Western India: an automotive powerhouse

The western zone is now attracting EV makers with its pro-business policies, skilled workforce, and state subsidies.

By Mayank Dhingra calendar 23 Jun 2024 Views icon9728 Views Share - Share to Facebook Share to Twitter Share to LinkedIn Share to Whatsapp
Western India: an automotive powerhouse

India’s western region, particularly Maharashtra and Gujarat, has always been an important hub in the country’s automotive industry. The western region's strategic location, robust infrastructure, skilled workforce, and conducive business environment have collectively made it a magnet for both domestic and international automotive giants. Automakers such as Tata Motors, Mahindra & Mahindra, Maruti Suzuki India, Bajaj Auto, and MG Motor India, have major operations in this area. Major component suppliers like Schaeffler, Varroc, Bosch, and Minda also have a noticeable presence here. This is what makes the western region a force to reckon with, among India’s key automotive hubs, including those in the North and South.

An estimated Rs 89,000 crore is slated to be invested by leading passenger vehicle OEMs like Maruti Suzuki India, Tata Motors, Hyundai Motor India, Mahindra & Mahindra, and MG Motor India, in the western belt, over the next three to five years to drive capacity to nearly 1.8 million units annually, to cater to both ICE and future EV products. A similar investment is likely from key Tier-I component suppliers to support the future growth and expansion plans of their OEM customers.

Korean carmaker Hyundai is likely to spend around Rs 6,000 crore in revamping the General Motors plant in Talegaon (Maharashtra). The plant will be revamped into a nearly-130,000-unit facility. JSW MG Motor India, on the other hand, will invest Rs 5,000 crore to set up its second plant in Halol (Gujarat) and augment capacity by almost 1,50,000 units annually. India’s largest carmaker Maruti Suzuki India has committed an investment of nearly Rs 16,000 crore to set up a mega 1-million-capacity plant — its second facility in Gujarat — that is likely to be commissioned by FY29.

Source: ICRA, CMIE

These mega investments while target readiness to meet future demand from a growing Indian market, also come in the wake of the industry's rapid transition towards electric mobility with EVs fast emerging as new sustainable mobility solutions.

Electrification is receiving a major push from the government that intends to drive up to 30% penetration by 2030, and is incentivising both EV manufacturing as well as demand by virtue of various subsidies.

The rise of the western region as an automotive powerhouse can be traced back to the 1950s, when after India’s independence, Maharashtra, with its capital Bombay (now Mumbai), was one of the first states to undergo rapid industrialisation. The establishment of industrial zones and the Mumbai-Pune corridor paved the way for the automotive sector's growth. Moreover, cities like Pune, Chakan, Nashik, and Aurangabad, too, evolved as the go-to destinations for global automotive companies to set up their manufacturing bases from where they could cater to both the domestic and overseas markets.

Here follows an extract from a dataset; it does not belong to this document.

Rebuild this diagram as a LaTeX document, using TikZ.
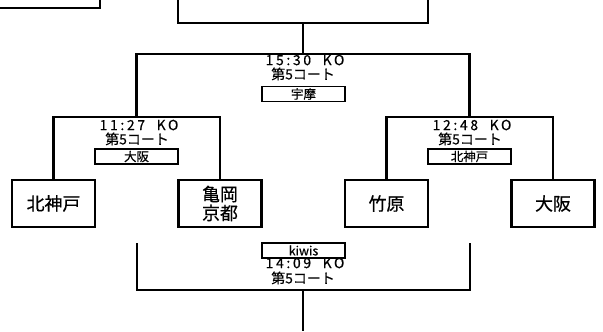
\documentclass[tikz,border=0pt]{standalone}
\usepackage{fontspec}
\setmainfont{Noto Sans CJK JP}[FakeBold=0.5]
\newfontfamily\kofont[LetterSpace=19,FakeBold=0.5]{Noto Sans CJK JP}

\begin{document}
\begin{tikzpicture}[x=1bp,y=-1bp,
    team/.style={draw, line width=2.2bp, minimum width=83bp, minimum height=47bp, inner sep=0pt, align=center, font=\fontsize{18}{19}\selectfont},
    winner/.style={draw, line width=1.6bp, minimum width=83bp, minimum height=15bp, inner sep=0pt, font=\fontsize{12.5}{12}\selectfont},
    kickoff/.style={inner sep=0pt, font=\kofont\fontsize{14}{14}\selectfont},
    court/.style={inner sep=0pt, font=\fontsize{14}{14}\selectfont},
    bracket/.style={line width=2.2bp}]
            \useasboundingbox (0,0) rectangle (603,331);
            \clip (0,0) rectangle (603,331);

            % Cajas de arriba
            \node[draw, line width=2.2bp, minimum width=110bp, minimum height=27.5bp, inner sep=0pt] (champ) at (45,-6) {};
            \node[draw, line width=2.2bp, minimum width=250bp, minimum height=42.7bp, inner sep=0pt] (final) at (303,1.35) {};

            % Equipos
            \node[team] (kitakobe) at (53.5,203.5) {北神戸};
            \node[team] (kameoka) at (220,203.5) {亀岡\\京都};
            \node[team] (takehara) at (386.5,203.5) {竹原};
            \node[team] (osaka) at (553,203.5) {大阪};

            % Puntos de las llaves
            \coordinate (sf1) at (136.5,117);
            \coordinate (sf2) at (469.5,117);
            \coordinate (fin) at (303,54.3);
            \coordinate (b1) at (137,243);
            \coordinate (b2) at (470,243);
            \coordinate (third) at (303,290);
            \coordinate (bot) at (303,331);

            % Llaves
            \draw[bracket] (kitakobe.north) |- (sf1) -| (kameoka.north);
            \draw[bracket] (takehara.north) |- (sf2) -| (osaka.north);
            \draw[bracket] (sf1) |- (fin) -| (sf2);
            \draw[bracket] (fin) -- (final.south);
            \draw[bracket] (b1) |- (third) -| (b2);
            \draw[bracket] (third) -- (bot);

            % Final
            \node[kickoff] (ko1) at (305,60) {15:30~~KO};
            \node[court] (ct1) at (303,74) {第5コート};
            \node[winner] (w1) at (303.5,94) {宇摩};

            % Semifinal izquierda
            \node[kickoff] (ko2) at (139,125) {11:27~~KO};
            \node[court] (ct2) at (137,139) {第5コート};
            \node[winner] (w2) at (136.5,156.5) {大阪};

            % Semifinal derecha
            \node[kickoff] (ko3) at (472,125) {12:48~~KO};
            \node[court] (ct3) at (470,139) {第5コート};
            \node[winner] (w3) at (469.5,156.5) {北神戸};

            % Tercer puesto
            \node[winner] (w4) at (303.5,250.5) {kiwis};
            \node[kickoff] (ko4) at (305,263) {14:09~~KO};
            \node[court] (ct4) at (303,278) {第5コート};
        \end{tikzpicture}
\end{document}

Gujarat also followed suit with its pro-business policies, strategic port locations, and industrial parks — all attracting substantial investments from global players. Today, Tata Motors, Suzuki Motor Corporation, MG Motor India, and Honda Motorcycle & Scooter India, are some top names that are operating state-of-the-art facilities in Gujarat’s Sanand, Vithalpur, and Halol.

Factors driving investment in western India

The proximity to major ports like Mumbai, Kandla, and Mundra facilitates seamless export and import activities, enhancing the global competitiveness of automotive companies based in the region. Furthermore, the presence of well-developed industrial zones, logistics parks, and excellent road connectivity like that offered by the Mumbai-Pune expressway, provides a solid foundation for manufacturing and supply chain operations in the region.

The western belt also boasts a rich talent pool, with numerous engineering colleges and technical institutes, contributing to a steady supply of skilled professionals, and the focus on R&D and innovation, supported by
the likes of Tata Motors European Technical Centre as well as the Automotive Research Association of India (ARAI), both housed in Pune, ensures that the region remains at the cutting edge of the advancements in auto technology.

Therefore, the auto industry in West India significantly contributes to the local and national economy. Maharashtra and Gujarat together account for a sizable share — nearly 25% — of India's automotive production and exports. The industry's growth has a multiplier effect, stimulating ancillary industries such as steel, rubber, plastics, and electronics.